The IOTA price declined approximately 10 percent on Tuesday, even as the wider cryptocurrency market made a tepid recovery from its weekend lows.
Tuesday brought a moderate recovery to the cryptocurrency market, enabling the bitcoin price to put some breathing room between it and the crucial $6,800 support level.
The majority of other large-cap coins and tokens saw similar price movements, generally rising between one and two percent for the day. IOTA, however, was not invited to the party.
Despite entering the week within striking distance of dollar parity, IOTA proved unable to sustain its recent gains. At one point this morning, the IOTA price slipped below $0.68, though it quickly bounced back from that hiccup and has since leveled out to a present value of about $0.78.
IOTA is now down 15 percent over the past seven days, providing the token with the unwelcome distinction of having the worst weekly performance of any top-25 cryptocurrency.
A large share of IOTA trading is currently concentrated on Bitfinex, where the token’s USD pair account’s for more than 44 percent of the $125 million in global IOTA volume. Notably, the token is priced significantly lower on Bitfinex than other major exchanges.
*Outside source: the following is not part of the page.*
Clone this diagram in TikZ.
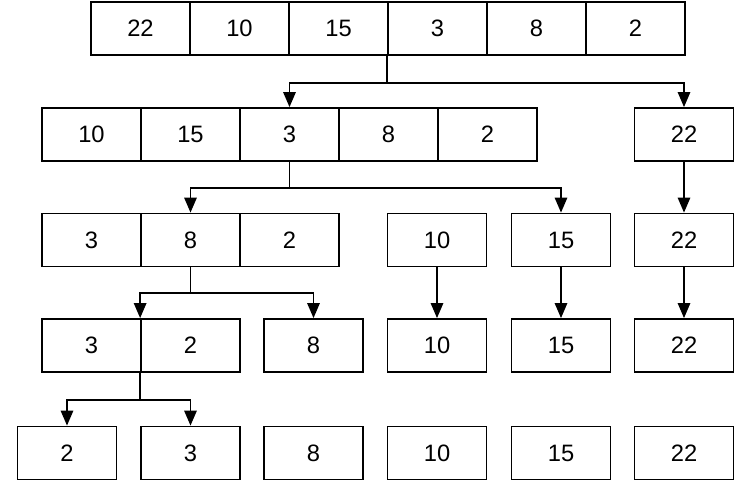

At present, the IOTA price is holding above $0.80 on Upbit, Binance, Coinone, and OKEx.
The reason for IOTA’s significant single-day decline is not immediately clear.
IOTA supporters, for their part, in many cases attributed the sell-off to “price manipulation” and “FUD,” arguing that the movement did not make sense since “so much is coming” that will benefit the token moving forward.
However, it’s perhaps more likely that the IOTA price is facing stronger headwinds than the wider market due to the recent revelation that Sirin Labs, creator of a crowdfunded blockchain smartphone called the “Finney” (after early bitcoin adopter Hal Finney), would not be developed in partnership with the IOTA Foundation.
The Finney whitepaper had originally stated that the phone’s operating system would be built upon the “Tangle,” IOTA’s distributed ledger. Indeed, this was true as recently as April, when Sirin Labs developers told CCN.com in an interview that they were working with IOTA as well as several other protocols.
However, Sirin Labs CEO Moshe Hogeg recently told ETHNews that the company had decided to go in a different direction.
“We’re not with iota, we looked into it and decided to go a different route,” Hogeg reportedly said, with another team member explaining that the OS will instead run on a private, Ethereum-based blockchain while Sirin Labs develops an independent “next-generation” blockchain.